Recent strains reveal fissures in Bush presidency

So the White House has the blues. These things happen. In the course of a presidency there are down moments – Bill Clinton had several of them, two of them lasting about a year each – but for students of politics there are no down times. Down moments make for terrific insights into a president, his character and the country.

This one is particularly rich, coming as it does in a particularly unusual presidency, full of threats of terror, two wars, an inscrutable economy and a conservative ascendancy that has only two antecedents in a century, the Republican eras of the 1920s and 1980s. (William McKinley, Theodore Roosevelt and William Howard Taft in the first decade of the 20th century don’t count, at least in my reckoning. I’m sure we’ll argue through e-mail all day.)

What’s most remarkable about this period – maybe not exactly a period, consisting as it does of only these past several weeks – is the fissures that the strains on the president have revealed.

Indeed, the strains on the presidency reveal strains within the Republican coalition and the conservative movement. Together they tell us a lot about the nature of the Bush presidency, about the ever-changing nature of the conservative movement and about the country.

Because even the most loyal Republican must acknowledge this autumn that the president is facing deep divisions right now, and the fascinating thing about them is that there are lots of divisions and, within them, there are shifting rosters of combatants. Ronald Reagan didn’t have this problem, nor did Calvin Coolidge or, through most of his administration, Herbert Hoover.

But President Bush’s father, to a far lesser extent, did. Here’s a breakdown of how things are breaking down:

The Supreme Court. You could think of Republicans being broken into two sides on the president’s latest nomination for the high court. You could go ahead and name one side Team Miers and the other Team Roberts. The Miers side is the emotional side of the movement, full of the people who have a personal, emotional, mystical and unshakable loyalty to George W. Bush. The Roberts side is the rational side of the movement, full of people whose conservatism is shorn of sentimentality. Because this is not a sentimental time, and because conservatives have waited for so long, perhaps even a half-century, for supremacy on the Supreme Court, the president’s nomination is in real trouble.

Priorities. Before this was the year to reshape the Supreme Court, this was the year to recast Social Security – or at least the White House made it seem. From coast to coast, no senior center or assisted-living complex was safe as the president and his Cabinet surrogates spread out to spread the word that the nation’s most revered social-welfare program was spread too thin. There breathes not a soul today who thinks that an overhaul of Social Security is even plausible. (Give the strategists of the administration credit, however. When their top priority crashes and burns, it does so quietly, in the desert of inattention. When the Clintons suffered a similar defeat, with health care, the flames that scorched the White House burned on for years.)

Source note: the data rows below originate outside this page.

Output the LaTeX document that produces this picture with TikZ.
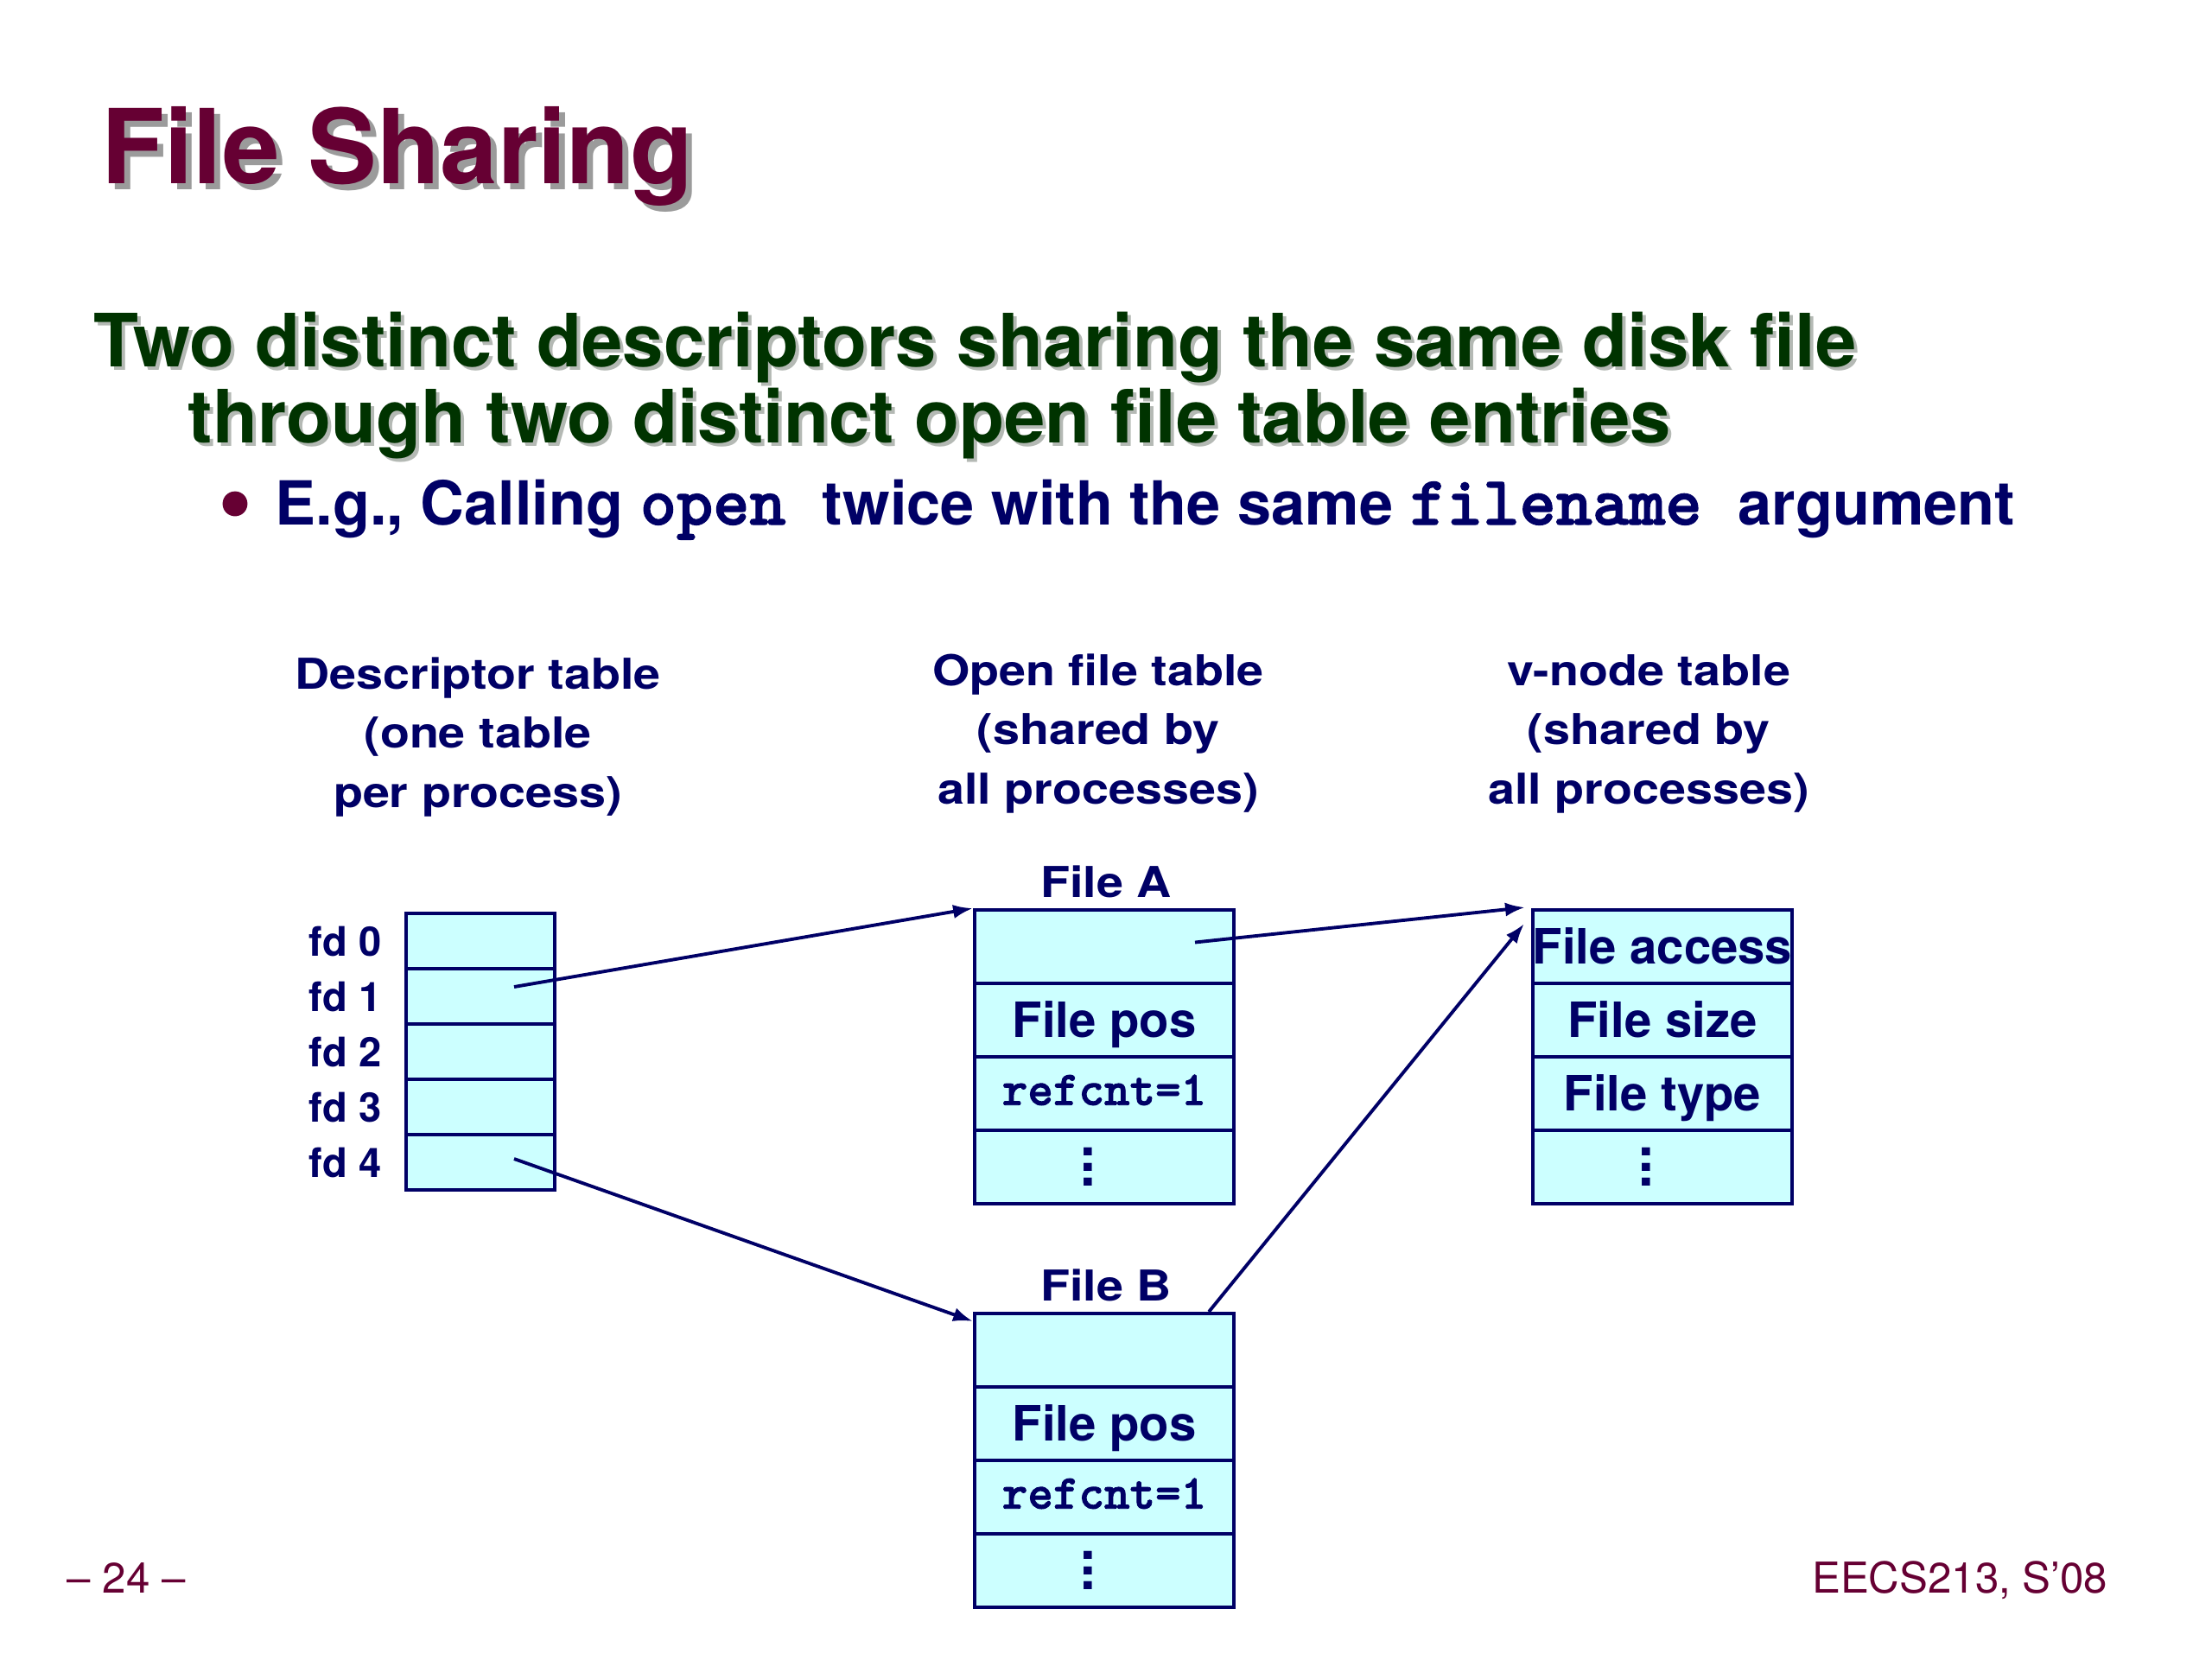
\documentclass[tikz,border=0pt]{standalone}
\usepackage{fontspec}
\setmainfont{TeX Gyre Heros}
\newfontfamily\monof{lmmonolt10-bold}[Extension=.otf, Scale=1.143, FakeBold=1.6]
\usetikzlibrary{arrows.meta,calc}
\definecolor{navy}{RGB}{0,0,102}
\definecolor{maroon}{RGB}{102,0,51}
\definecolor{dgreen}{RGB}{0,51,0}
\definecolor{cyanfill}{RGB}{204,255,255}
\definecolor{shadowgray}{RGB}{155,155,155}
\definecolor{lightshadow}{RGB}{180,185,180}
\newcommand\hstr[1]{\scalebox{1.13}[1]{#1}}
\newcommand\vdotsx{\vbox{\fontsize{18pt}{20pt}\selectfont\baselineskip=5pt\lineskiplimit=-20pt\hbox{.}\hbox{.}\hbox{.}}}
\begin{document}
\begin{tikzpicture}[x=0.01cm,y=-0.01cm,
  titletext/.style={inner sep=0, text=maroon, font=\fontsize{34pt}{40pt}\selectfont\bfseries},
  titleshadow/.style={titletext, text=shadowgray},
  gtext/.style={inner sep=0, text=dgreen, font=\fontsize{24.2pt}{29pt}\selectfont\bfseries},
  gshadow/.style={gtext, text=lightshadow},
  btext/.style={inner sep=0, text=navy, font=\fontsize{20pt}{24pt}\selectfont\bfseries},
  head/.style={inner sep=0, text=navy, font=\fontsize{14pt}{19.6pt}\selectfont\bfseries},
  fdlbl/.style={inner sep=0, text=navy, font=\fontsize{13.4pt}{16pt}\selectfont\bfseries},
  boxrow/.style={draw=navy, fill=cyanfill, line width=1.1pt, minimum width=3cm, minimum height=0.85cm, inner sep=0, text=navy, font=\fontsize{16pt}{19pt}\selectfont\bfseries},
  cell/.style={boxrow, text height=11.5pt, text depth=0pt},
  monocell/.style={boxrow, font=\fontsize{14pt}{17pt}\selectfont\monof, text height=7.5pt, text depth=0pt},
  fdcell/.style={draw=navy, fill=cyanfill, line width=1.1pt, minimum width=1.72cm, minimum height=0.64cm, inner sep=0},
  link/.style={draw=navy, line width=1.1pt, -{Latex[length=6.5pt,width=4.6pt]}},
  foot/.style={inner sep=0, text=maroon, font=\fontsize{14pt}{17pt}\selectfont}
]
\useasboundingbox (0,0) rectangle (2560,1920);
\fill[white] (0,0) rectangle (2560,1920);

% title
\node[titleshadow, anchor=base west] (titleS) at (124,219) {File Sharing};
\node[titletext, anchor=base west] (title) at (117,212) {File Sharing};

% green lines
\node[gshadow, anchor=base west] (l1s) at (112,428) {Two distinct descriptors sharing the same disk file};
\node[gtext, anchor=base west] (l1) at (108,424) {Two distinct descriptors sharing the same disk file};
\node[gshadow, anchor=base west] (l2s) at (221,516) {through two distinct open file table entries};
\node[gtext, anchor=base west] (l2) at (217,512) {through two distinct open file table entries};

% bullet
\node[circle, fill=maroon, minimum size=8.2pt, inner sep=0] (bul) at (272,583) {};
\node[btext, anchor=base west] (bt) at (318,607) {E.g., Calling {\monof open }twice with the same {\monof filename }argument};

% headings
\node[head, anchor=base] (hd) at (553,797) {\hstr{\begin{tabular}[t]{@{}c@{}}Descriptor table\\(one table\\per process)\end{tabular}}};
\node[head, anchor=base] (ho) at (1271,793) {\hstr{\begin{tabular}[t]{@{}c@{}}Open file table\\(shared by\\all processes)\end{tabular}}};
\node[head, anchor=base] (hv) at (1908,793) {\hstr{\begin{tabular}[t]{@{}c@{}}v-node table\\(shared by\\all processes)\end{tabular}}};

% descriptor table
\node[fdcell] (D0) at (556,1089) {};
\node[fdcell] (D1) at (556,1153) {};
\node[fdcell] (D2) at (556,1217) {};
\node[fdcell] (D3) at (556,1281) {};
\node[fdcell] (D4) at (556,1345) {};
\node[fdlbl, anchor=base east] (f0) at (442,1106) {fd 0};
\node[fdlbl, anchor=base east] (f1) at (442,1170) {fd 1};
\node[fdlbl, anchor=base east] (f2) at (442,1234) {fd 2};
\node[fdlbl, anchor=base east] (f3) at (442,1298) {fd 3};
\node[fdlbl, anchor=base east] (f4) at (442,1362) {fd 4};

% File A
\node[head, anchor=base] (fa) at (1280,1038) {\hstr{File A}};
\node[cell] (A1) at (1278,1095.5) {};
\node[cell] (A2) at (1278,1180.5) {File pos};
\node[monocell] (A3) at (1278,1265.5) {refcnt=1};
\node[boxrow] (A4) at (1278,1350.5) {\kern-10.5pt\vdotsx};

% File B
\node[head, anchor=base] (fb) at (1280,1505) {\hstr{File B}};
\node[cell] (B1) at (1278,1562.5) {};
\node[cell] (B2) at (1278,1647.5) {File pos};
\node[monocell] (B3) at (1278,1732.5) {refcnt=1};
\node[boxrow] (B4) at (1278,1817.5) {\kern-10.5pt\vdotsx};

% v-node table
\node[cell] (V1) at (1924,1095.5) {File access};
\node[cell] (V2) at (1924,1180.5) {File size};
\node[cell] (V3) at (1924,1265.5) {File type};
\node[boxrow] (V4) at (1924,1350.5) {\kern-10.5pt\vdotsx};

% connectors
\coordinate (s1) at ($(D1.center)+(39,-11)$);
\coordinate (s4) at ($(D4.center)+(39,-4)$);
\coordinate (sa) at ($(A1.center)+(105,-5)$);
\coordinate (sb) at ($(B1.north)+(121,0)$);
\coordinate (tb) at ($(B1.north west)+(0,11)$);
\coordinate (va) at ($(V1.north west)+(-7,-1)$);
\coordinate (vb) at ($(V1.north west)+(-8,18)$);
\draw[link] (s1) -- (A1.north west);
\draw[link] (s4) -- (tb);
\draw[link] (sa) -- (va);
\draw[link] (sb) -- (vb);

% footer
\node[foot, anchor=base west] (pg) at (77,1843) {-- 24 --};
\node[foot, anchor=base east] (course) at (2440,1843) {EECS213, S'08};
\end{tikzpicture}
\end{document}
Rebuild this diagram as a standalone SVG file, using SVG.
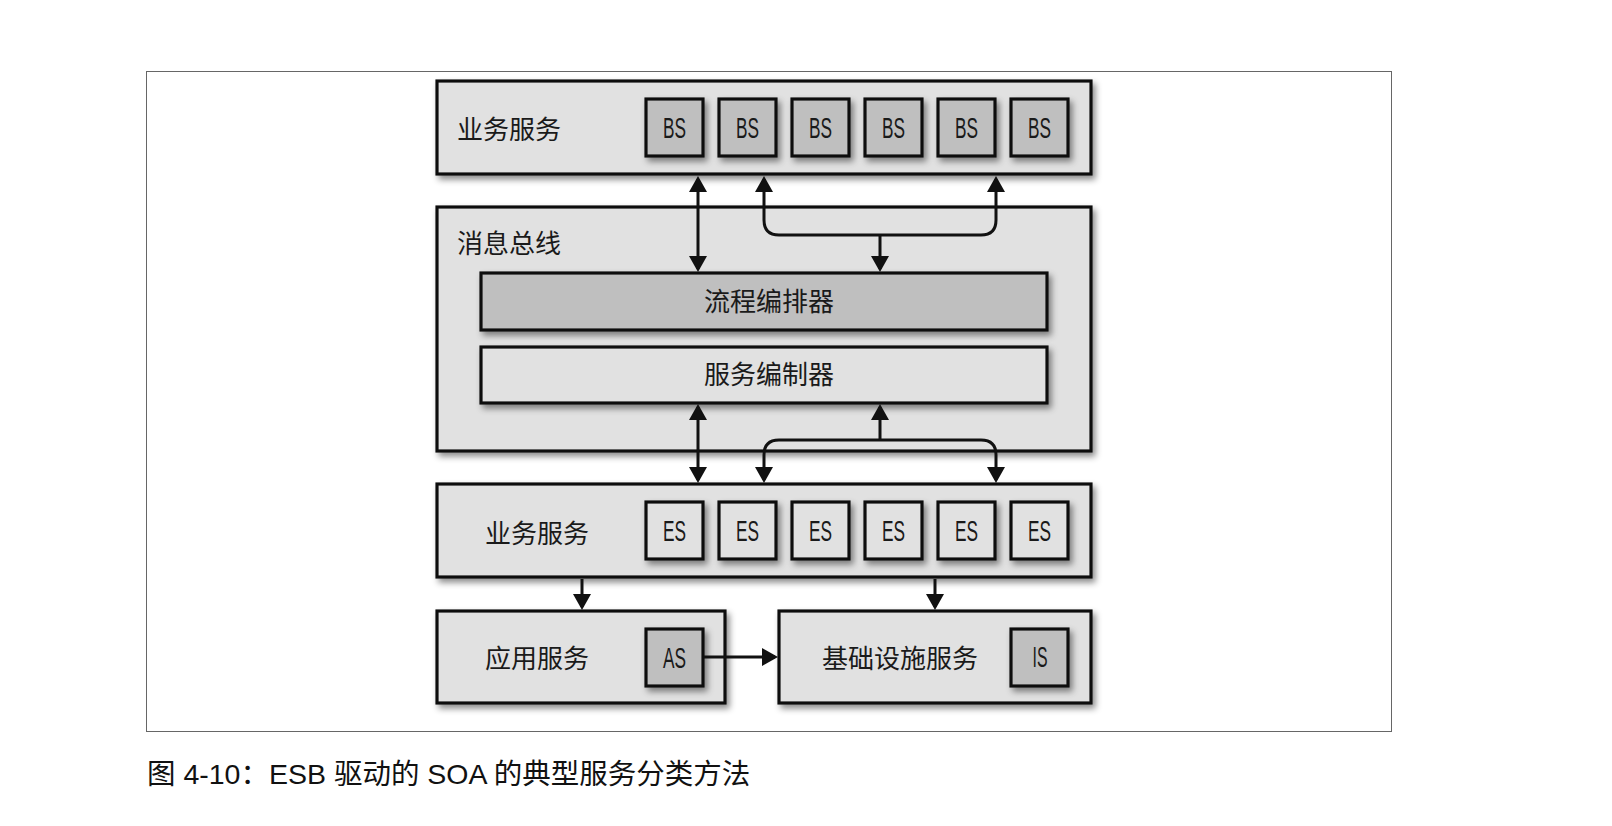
<svg xmlns="http://www.w3.org/2000/svg" width="1612" height="826" viewBox="0 0 1612 826">
<style>
.box{fill:#e1e1e1;stroke:#111;stroke-width:3.2;filter:url(#sh)}
.dark{fill:#bfbfbf;stroke:#111;stroke-width:3.2;filter:url(#sh)}
.lbl{font-family:"Noto Sans CJK SC","Noto Sans",sans-serif;font-size:26px;fill:#1a1a1a}
.abbr{font-family:"Liberation Sans",Arial,sans-serif;font-size:29px;fill:#1a1a1a;text-anchor:middle}
.cap{font-family:"Liberation Sans","Noto Sans CJK SC",sans-serif;font-size:28.5px;fill:#111}
.con{fill:none;stroke:#111;stroke-width:3}
</style>
<defs>
<filter id="sh" x="-10%" y="-10%" width="130%" height="140%">
<feDropShadow dx="3" dy="4" stdDeviation="3" flood-color="#000" flood-opacity="0.45"/>
</filter>
<marker id="ah" viewBox="0 0 16 18" refX="13" refY="9" markerWidth="16" markerHeight="18" orient="auto-start-reverse" markerUnits="userSpaceOnUse">
<path d="M0,0 L16,9 L0,18 z" fill="#111"/>
</marker>
</defs>
<rect x="0" y="0" width="1612" height="826" fill="#fff"/>
<rect id="frame" x="146.5" y="71.5" width="1245" height="660" fill="none" stroke="#666" stroke-width="1"/>

<g id="bs-layer">
<rect class="box" x="437" y="81" width="654" height="93"/>
<text class="lbl" x="457" y="139">业务服务</text>
</g>
<g id="bs1"><rect class="dark" x="646" y="99" width="57" height="57"/><text class="abbr" x="674.5" y="138" textLength="23" lengthAdjust="spacingAndGlyphs">BS</text></g>
<g id="bs2"><rect class="dark" x="719" y="99" width="57" height="57"/><text class="abbr" x="747.5" y="138" textLength="23" lengthAdjust="spacingAndGlyphs">BS</text></g>
<g id="bs3"><rect class="dark" x="792" y="99" width="57" height="57"/><text class="abbr" x="820.5" y="138" textLength="23" lengthAdjust="spacingAndGlyphs">BS</text></g>
<g id="bs4"><rect class="dark" x="865" y="99" width="57" height="57"/><text class="abbr" x="893.5" y="138" textLength="23" lengthAdjust="spacingAndGlyphs">BS</text></g>
<g id="bs5"><rect class="dark" x="938" y="99" width="57" height="57"/><text class="abbr" x="966.5" y="138" textLength="23" lengthAdjust="spacingAndGlyphs">BS</text></g>
<g id="bs6"><rect class="dark" x="1011" y="99" width="57" height="57"/><text class="abbr" x="1039.5" y="138" textLength="23" lengthAdjust="spacingAndGlyphs">BS</text></g>

<g id="bus">
<rect class="box" x="437" y="207" width="654" height="244"/>
<text class="lbl" x="457" y="253">消息总线</text>
</g>
<g id="orchestrator">
<rect class="dark" x="481" y="273" width="566" height="57"/>
<text class="lbl" x="769" y="311" text-anchor="middle">流程编排器</text>
</g>
<g id="composer">
<rect class="box" x="481" y="347" width="566" height="56"/>
<text class="lbl" x="769" y="384" text-anchor="middle">服务编制器</text>
</g>

<g id="es-layer">
<rect class="box" x="437" y="484" width="654" height="93"/>
<text class="lbl" x="485" y="543">业务服务</text>
</g>
<g id="es1"><rect class="box" x="646" y="502" width="57" height="57"/><text class="abbr" x="674.5" y="541" textLength="23" lengthAdjust="spacingAndGlyphs">ES</text></g>
<g id="es2"><rect class="box" x="719" y="502" width="57" height="57"/><text class="abbr" x="747.5" y="541" textLength="23" lengthAdjust="spacingAndGlyphs">ES</text></g>
<g id="es3"><rect class="box" x="792" y="502" width="57" height="57"/><text class="abbr" x="820.5" y="541" textLength="23" lengthAdjust="spacingAndGlyphs">ES</text></g>
<g id="es4"><rect class="box" x="865" y="502" width="57" height="57"/><text class="abbr" x="893.5" y="541" textLength="23" lengthAdjust="spacingAndGlyphs">ES</text></g>
<g id="es5"><rect class="box" x="938" y="502" width="57" height="57"/><text class="abbr" x="966.5" y="541" textLength="23" lengthAdjust="spacingAndGlyphs">ES</text></g>
<g id="es6"><rect class="box" x="1011" y="502" width="57" height="57"/><text class="abbr" x="1039.5" y="541" textLength="23" lengthAdjust="spacingAndGlyphs">ES</text></g>

<g id="app">
<rect class="box" x="437" y="611" width="288" height="92"/>
<text class="lbl" x="485" y="668">应用服务</text>
</g>
<g id="as"><rect class="dark" x="646" y="629" width="57" height="57"/><text class="abbr" x="674.5" y="668" textLength="23" lengthAdjust="spacingAndGlyphs">AS</text></g>

<g id="infra">
<rect class="box" x="779" y="611" width="312" height="92"/>
<text class="lbl" x="822" y="668">基础设施服务</text>
</g>
<g id="is"><rect class="dark" x="1011" y="629" width="57" height="57"/><text class="abbr" x="1040" y="667" textLength="15" lengthAdjust="spacingAndGlyphs">IS</text></g>

<g id="connectors">
<path class="con" d="M698,179 V269" marker-start="url(#ah)" marker-end="url(#ah)"/>
<path class="con" d="M764,179 V220 Q764,235 779,235 H981 Q996,235 996,220 V179" marker-start="url(#ah)" marker-end="url(#ah)"/>
<path class="con" d="M880,235 V269" marker-end="url(#ah)"/>
<path class="con" d="M698,407 V480" marker-start="url(#ah)" marker-end="url(#ah)"/>
<path class="con" d="M764,480 V455 Q764,440 779,440 H981 Q996,440 996,455 V480" marker-start="url(#ah)" marker-end="url(#ah)"/>
<path class="con" d="M880,440 V407" marker-end="url(#ah)"/>
<path class="con" d="M582,579 V607" marker-end="url(#ah)"/>
<path class="con" d="M935,579 V607" marker-end="url(#ah)"/>
<path class="con" d="M704,657 H775" marker-end="url(#ah)"/>
</g>

<text class="cap" x="147" y="784">图 4-10：ESB 驱动的 SOA 的典型服务分类方法</text>
</svg>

Principles of government. This administration and (now I am going to make the Democrats angry, but only because they have a guilty conscience) the last one both believed in smaller government. Both adopted the notion (and the quote is from Bill Clinton, not Ronald Reagan) that the era of big government was over. But the botched reaction to Hurricane Katrina ended all that, though the costly war in Iraq surely contributed, too.

Now we face the prospect of big government in a big way in the Mississippi Delta, despite the howls of conservatives who, sitting outside the White House and thus not vulnerable to the demands for help from the South, think that the antediluvian poverty of Louisiana and Mississippi came not from too little government “help” but from too much.

Going native. All presidents since Jimmy Carter have been outsiders, at least in their own mind. (The one exception may have been President Bush’s father, who nonetheless prattled on in an implausible populist way about pork rinds and was said to have left his clock radio tuned to WMZQ, Washington’s country-music station.)

Conservatives have long been torn between those who mastered the art of government but wanted less of it and those who had contempt for it, its trappings, its sense of imperial self-importance, and its apparent inability ever to fade away the way that Marxists thought capitalism would.

This is where Rep. Tom DeLay’s antics and his legal problems come into play. He went to Washington as an exterminator and stayed as a colonizer. Before he was done (and he is almost certainly done for if not exactly done), he distributed millions among scores of Republican members of Congress. The lawmakers took the money. The editorial page of The Wall Street Journal has taken issue with the way Republicans have gone native in the nation’s capital. At the heart of this fissure is a struggle for the identity of capital conservatives in the new century.

Iraq. This is the most potent four-letter word in the political lexicon today. The neocons wanted this war a year before it began; other conservatives thought it misguided and, in a way, misleading.

Saddam Hussein is on trial but so, too, is the Bush administration. This month’s USAToday/CNN Poll taken by the Gallup Organization shows that nearly three Americans in five disapprove of the way Mr. Bush is handling his job. Increasingly he is positioned as the president who took America into Iraq, not the president who took America out of the fear and confusion of Sept. 11.

It has to be said, however, that Republicans are sticking with their man. The Gallup survey showed that 84 percent of Republicans continue to support him. That doesn’t mean there aren’t cracks in the fortress. There are, as we have seen. How, and whether, the president seeks to patch them will be the story of the rest of his administration – and of his legacy.